Secrets! We all have them. Many will go with us to our graves, perhaps because they are so trivial we forget them.
Ybonesy reminded me of a couple with her RedRavine post about a minor mishap she had as a newly licensed driver that she and her passengers attempted to cover up with a Secret. I wrote a comment about early driving secrets my sister blackmailed me with for ages.
This type of secret is bush league compared to the Secrets discussed by Polly Kahl in a blog interview with Howard Dully, co-author of the NYT best-selling memoir My Lobotomy. In Part 2 of the interview, Polly explains her early life, the subject of a memoir she recently finished and is shopping around.
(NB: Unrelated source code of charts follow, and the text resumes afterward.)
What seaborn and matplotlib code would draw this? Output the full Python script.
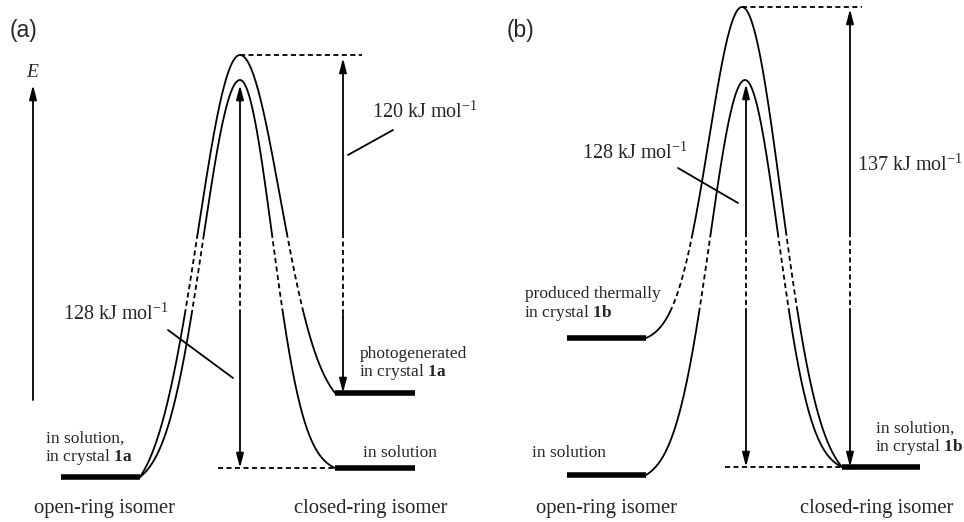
import numpy as np
import pandas as pd
import matplotlib
matplotlib.use("Agg")
import matplotlib.pyplot as plt
import seaborn as sns

# ---------------- data (diagram units: x to the right, energy drawn downward-inverted) ----
# panel (a)
a_level_x = [[61, 140], [335, 415], [335, 415]]      # open, closed photogenerated, closed solution
a_level_y = [477, 393, 468]
a_peak_x = [240, 240]                                 # outer (photogenerated), inner (solution)
a_peak_y = [55, 80]
a_sig_left = [42, 37]
a_sig_right = [40, 32]
a_curve_end = [1, 2]                                  # index of closed level reached
a_break = [233, 313]

# panel (b)
b_level_x = [[567, 646], [567, 646], [842, 920]]      # open thermal, open solution, closed
b_level_y = [338, 475, 467]
b_peak_x = [742, 745]
b_peak_y = [7, 80]
b_sig_left = [33, 35]
b_sig_right = [39, 33]
b_curve_start = [0, 1]
b_break = [233, 311]

# energy-gap arrows: x, top tip, bottom tip
a_arrows = [(240, 85, 468), (343, 58, 393)]
b_arrows = [(746, 84, 467), (850, 9, 467)]
a_arrow_break = [233, 315]
b_arrow_break = [232, 309]

barrier_labels = ["120 kJ mol$^{-1}$", "128 kJ mol$^{-1}$", "128 kJ mol$^{-1}$", "137 kJ mol$^{-1}$"]

# ---------------- style ----------------
sns.set_theme(style="white")
plt.rcParams["font.family"] = ["Liberation Serif", "DejaVu Serif"]
plt.rcParams["mathtext.fontset"] = "custom"
plt.rcParams["mathtext.rm"] = "Liberation Serif"
plt.rcParams["mathtext.it"] = "Liberation Serif:italic"
plt.rcParams["mathtext.bf"] = "Liberation Serif:bold"

fig = plt.figure(figsize=(9.64, 5.22), dpi=100)
ax = fig.add_axes([0, 0, 1, 1])
ax.set_xlim(0, 964)
ax.set_ylim(522, 0)
ax.set_axis_off()

LW = 1.3
DASH = (0, (2.8, 1.9))


def half(x0, y0, xp, yp, s, n=300):
    x = np.linspace(x0, xp, n)
    D = abs(xp - x0)
    g = np.exp(-0.5 * ((xp - x) / s) ** 2)
    gD = np.exp(-0.5 * (D / s) ** 2)
    f = (g - gD) / (1 - gD)
    return x, y0 + (yp - y0) * f


def curve(start, peak, end, sl, sr):
    x1, y1 = half(start[0], start[1], peak[0], peak[1], sl)
    x2, y2 = half(end[0], end[1], peak[0], peak[1], sr)
    return np.concatenate([x1, x2[::-1]]), np.concatenate([y1, y2[::-1]])


def draw_split(x, y, band):
    inside = (y >= band[0]) & (y <= band[1])
    starts = [0] + list(np.where(np.diff(inside.astype(int)) != 0)[0] + 1)
    ends = starts[1:] + [len(x)]
    for s, e in zip(starts, ends):
        seg = slice(max(s - 1, 0), e)
        df = pd.DataFrame({"x": x[seg], "y": y[seg]})
        ls = DASH if inside[s] else "-"
        sns.lineplot(data=df, x="x", y="y", sort=False, estimator=None,
                     color="black", lw=LW, linestyle=ls, ax=ax)


def levels(lx, ly):
    for xs, yv in zip(lx, ly):
        ax.plot(xs, [yv, yv], color="black", lw=4.0, solid_capstyle="butt")


HEAD = dict(arrowstyle="-|>,head_length=0.85,head_width=0.22", color="black",
            lw=LW, shrinkA=0, shrinkB=0, mutation_scale=10)


def vert_arrow(x, top, bot, band):
    ax.annotate("", xy=(x, top), xytext=(x, band[0]), arrowprops=HEAD)
    ax.annotate("", xy=(x, bot), xytext=(x, band[1]), arrowprops=HEAD)
    ax.plot([x, x], band, color="black", lw=LW, linestyle=DASH)


# ---------------- panel (a) ----------------
levels(a_level_x, a_level_y)
for i in range(2):
    start = (a_level_x[0][1], a_level_y[0])
    end = (a_level_x[a_curve_end[i]][0], a_level_y[a_curve_end[i]])
    cx, cy = curve(start, (a_peak_x[i], a_peak_y[i]), end, a_sig_left[i], a_sig_right[i])
    draw_split(cx, cy, a_break)

ax.plot([a_peak_x[0], 362], [a_peak_y[0]] * 2, color="black", lw=LW, linestyle=DASH)
ax.plot([218, a_level_x[2][0]], [a_level_y[2]] * 2, color="black", lw=LW, linestyle=DASH)
for (x, t, b) in a_arrows:
    vert_arrow(x, t, b, a_arrow_break)

ax.plot([348, 393], [155, 130], color="black", lw=LW)
ax.plot([168, 233], [330, 378], color="black", lw=LW)
ax.text(372, 118, barrier_labels[0], fontsize=14.5, va="baseline")
ax.text(63, 320, barrier_labels[1], fontsize=14.5, va="baseline")

# E axis
ax.annotate("", xy=(33, 85), xytext=(33, 400), arrowprops=HEAD)
ax.text(33, 77, "$E$", fontsize=14, ha="center", va="baseline")

fs = 12.5
ax.text(46, 443, "in solution,", fontsize=fs, va="baseline")
ax.text(45, 461, "in crystal $\\mathbf{1a}$", fontsize=fs, va="baseline")
ax.text(360, 358, "photogenerated", fontsize=fs, va="baseline")
ax.text(359, 376, "in crystal $\\mathbf{1a}$", fontsize=fs, va="baseline")
ax.text(363, 457, "in solution", fontsize=fs, va="baseline")
ax.text(104, 513, "open-ring isomer", fontsize=14.9, ha="center", va="baseline")
ax.text(371, 513, "closed-ring isomer", fontsize=14.9, ha="center", va="baseline")
ax.text(10, 37, "(a)", fontsize=16.5, va="baseline", family="Liberation Sans")

# ---------------- panel (b) ----------------
levels(b_level_x, b_level_y)
for i in range(2):
    s_i = b_curve_start[i]
    start = (b_level_x[s_i][1], b_level_y[s_i])
    end = (b_level_x[2][0], b_level_y[2])
    cx, cy = curve(start, (b_peak_x[i], b_peak_y[i]), end, b_sig_left[i], b_sig_right[i])
    draw_split(cx, cy, b_break)

ax.plot([b_peak_x[0], 862], [b_peak_y[0]] * 2, color="black", lw=LW, linestyle=DASH)
ax.plot([725, b_level_x[2][0]], [b_level_y[2]] * 2, color="black", lw=LW, linestyle=DASH)
for (x, t, b) in b_arrows:
    vert_arrow(x, t, b, b_arrow_break)

ax.plot([678, 738], [168, 203], color="black", lw=LW)
ax.text(582, 159, barrier_labels[2], fontsize=14.5, va="baseline")
ax.text(857, 171, barrier_labels[3], fontsize=14.5, va="baseline")

ax.text(525, 298, "produced thermally", fontsize=fs, va="baseline")
ax.text(524, 317, "in crystal $\\mathbf{1b}$", fontsize=fs, va="baseline")
ax.text(532, 457, "in solution", fontsize=fs, va="baseline")
ax.text(876, 433, "in solution,", fontsize=fs, va="baseline")
ax.text(875, 451, "in crystal $\\mathbf{1b}$", fontsize=fs, va="baseline")
ax.text(607, 513, "open-ring isomer", fontsize=14.9, ha="center", va="baseline")
ax.text(877, 513, "closed-ring isomer", fontsize=14.9, ha="center", va="baseline")
ax.text(507, 37, "(b)", fontsize=16.5, va="baseline", family="Liberation Sans")

fig.savefig("out.png", dpi=100, facecolor="white")
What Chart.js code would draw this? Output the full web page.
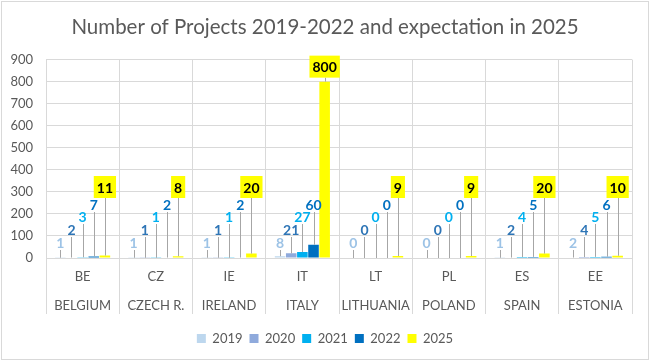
<!DOCTYPE html>
<html>
<head>
<meta charset="utf-8">
<script src="https://cdn.jsdelivr.net/npm/chart.js@4.4.1/dist/chart.umd.min.js"></script>
<style>
  body { margin: 0; background: #fff; }
</style>
</head>
<body>
<canvas id="mycanvas" width="650" height="361"></canvas>
<script>
// categories (two level axis)
var codes = ['BE', 'CZ', 'IE', 'IT', 'LT', 'PL', 'ES', 'EE'];
var countries = ['BELGIUM', 'CZECH R.', 'IRELAND', 'ITALY', 'LITHUANIA', 'POLAND', 'SPAIN', 'ESTONIA'];
var years = ['2019', '2020', '2021', '2022', '2025'];

// number of projects per year
var p2019 = [1, 1, 1, 8, 0, 0, 1, 2];
var p2020 = [2, 1, 1, 21, 0, 0, 2, 4];
var p2021 = [3, 1, 1, 27, 0, 0, 4, 5];
var p2022 = [7, 2, 2, 60, 0, 0, 5, 6];
var p2025 = [11, 8, 20, 800, 9, 9, 20, 10];

var yMin = 0, yMax = 900, yStep = 100;

var FONT = 'Lato, "Open Sans", sans-serif';
var grey = '#595959';
var gridCol = '#d9d9d9';

var barColors = ['#BDD7EE', '#8FAADC', '#00B0F0', '#0070C0', '#FFFF00'];
var labelColors = ['#9DC3E6', '#2E75B6', '#00B0F0', '#0070C0', '#000000'];
var labelLift = [16, 29, 42, 54, 71]; // px above the baseline, Excel-style callouts

var series = [p2019, p2020, p2021, p2022, p2025];
var datasets = [];
for (var i = 0; i < years.length; i++) {
  datasets.push({
    label: years[i],
    data: series[i],
    backgroundColor: barColors[i],
    borderWidth: 0,
    categoryPercentage: 0.76,
    barPercentage: 0.95
  });
}

var labels = [];
for (var k = 0; k < codes.length; k++) labels.push([codes[k], countries[k]]);

// white background + thin frame like the Excel chart area
var frame = {
  id: 'frame',
  beforeDraw: function(chart) {
    var ctx = chart.ctx;
    ctx.save();
    ctx.fillStyle = '#fff';
    ctx.fillRect(0, 0, chart.width, chart.height);
    ctx.strokeStyle = '#d9d9d9';
    ctx.lineWidth = 1;
    ctx.strokeRect(1.5, 1.5, chart.width - 3, chart.height - 3);
    ctx.restore();
  }
};

// data labels with leader lines
var callouts = {
  id: 'callouts',
  afterDatasetsDraw: function(chart) {
    var ctx = chart.ctx;
    var base = chart.scales.y.getPixelForValue(0);
    ctx.save();
    ctx.font = 'bold 14px ' + FONT;
    ctx.textAlign = 'center';
    ctx.textBaseline = 'middle';
    chart.data.datasets.forEach(function(ds, i) {
      var meta = chart.getDatasetMeta(i);
      meta.data.forEach(function(bar, j) {
        var txt = String(ds.data[j]);
        var w = ctx.measureText(txt).width;
        var boxed = (i === 4);
        var h = boxed ? 22 : 16;
        var cy = Math.min(base - labelLift[i], bar.y - (boxed ? 4 : 3) - h / 2);
        var bottom = cy + h / 2;
        if (bar.y - bottom > 3) {
          ctx.strokeStyle = '#a6a6a6';
          ctx.lineWidth = 1;
          ctx.beginPath();
          ctx.moveTo(Math.round(bar.x) + 0.5, bottom);
          ctx.lineTo(Math.round(bar.x) + 0.5, bar.y);
          ctx.stroke();
        }
        if (boxed) {
          ctx.fillStyle = '#FFFF00';
          ctx.fillRect(bar.x - w / 2 - 3, cy - h / 2, w + 6, h);
        }
        ctx.fillStyle = labelColors[i];
        ctx.fillText(txt, bar.x, cy + 1);
      });
    });
    ctx.restore();
  }
};

var ctx = document.getElementById('mycanvas');

var barGraph = new Chart(ctx, {
  type: 'bar',
  data: { labels: labels, datasets: datasets },
  plugins: [frame, callouts],
  options: {
    responsive: false,
    animation: false,
    layout: { padding: { left: 0, right: 0, top: 0, bottom: 6 } },
    plugins: {
      title: {
        display: true,
        text: 'Number of Projects 2019-2022 and expectation in 2025',
        color: grey,
        font: { family: FONT, size: 20.5, weight: 'normal' },
        padding: { top: 15, bottom: 20 }
      },
      legend: {
        position: 'bottom',
        labels: {
          color: grey,
          boxWidth: 9,
          boxHeight: 9,
          padding: 7,
          font: { family: FONT, size: 13 }
        }
      },
      tooltip: { enabled: false }
    },
    scales: {
      x: {
        grid: {
          color: gridCol,
          offset: true,
          drawTicks: true,
          tickLength: 56,
          tickColor: gridCol
        },
        border: { color: gridCol },
        ticks: {
          color: grey,
          padding: -52,
          maxRotation: 0,
          autoSkip: false,
          font: { family: FONT, size: 13, lineHeight: 2.23 }
        },
        afterFit: function(scale) { scale.height = 67; }
      },
      y: {
        min: yMin,
        max: yMax,
        ticks: {
          stepSize: yStep,
          color: grey,
          padding: 13,
          font: { family: FONT, size: 13 }
        },
        grid: { color: gridCol, drawTicks: false },
        border: { color: gridCol },
        afterFit: function(scale) { scale.width = 46; }
      },
      // empty right axis, only keeps the margin on the right side
      yRight: {
        position: 'right',
        min: yMin,
        max: yMax,
        ticks: { display: false },
        grid: { display: false },
        border: { display: false },
        afterFit: function(scale) { scale.width = 18; }
      }
    }
  }
});
</script>
</body>
</html>
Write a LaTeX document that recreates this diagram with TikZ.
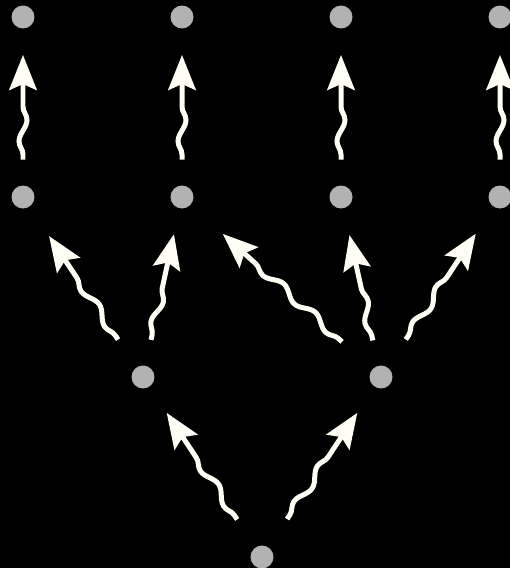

For me, the meat in her material is her description of the interviews she had with people in her past as she researched and wrote her story. She interviewed family members, neighbors, all sorts of people, and got varying responses. Of one man who was twice her age of 14 when he had sex with her, she says, “...when I interviewed him, he offered to me that it was sexual abuse, and he offered to me an apology, so it wasn’t like I was confronting him, it was like he offered me the gift of apology, and because of that it was a very healing experience for me.”
In both her case and Dully’s, their parents “just don’t get it.” That’s okay, they claim. It’s enough that they had the discussion. Coerced apologies or psuedo confessions and understanding are meaningless. What matters, as I understand their accounts, is that they brought it up, gave people a chance to explain, and their consciences are clear with respect to writing about the memories. They did not wait until the people were dead and no longer had a chance to explain or defend themselves.
Whatever the outcome, disclosing these secrets and writing about them has been profoundly healing for both. Legions of other memoirists have had the same healing experience, and readers often experience vicarious healing through reading these accounts.
Still, most people are as unlikely to publicly bare their emotional scars and shame in print as they are to parade down Main Street in their birthday suits. That’s okay. The good news is that you can experience the same degree of healing if you write for an audience of one. You don’t need to write a polished memoir or even an organized story, so weak writing skills are not an impediment. Journals are a profound way of writing to heal emotional wounds and weaknesses.
I’ve begun exploring the wonderful world of journaling in depth. Stay tuned for more on this important aspect of life writing and the role it can play in lifestory writing.
Write now: find a secluded spot and make a list of secrets you keep closely hidden. You’ll be amazed at the power of seeing these words in print, on paper, in the light of day. When you have finished, burn or shred your list if you have any fears that it may be found.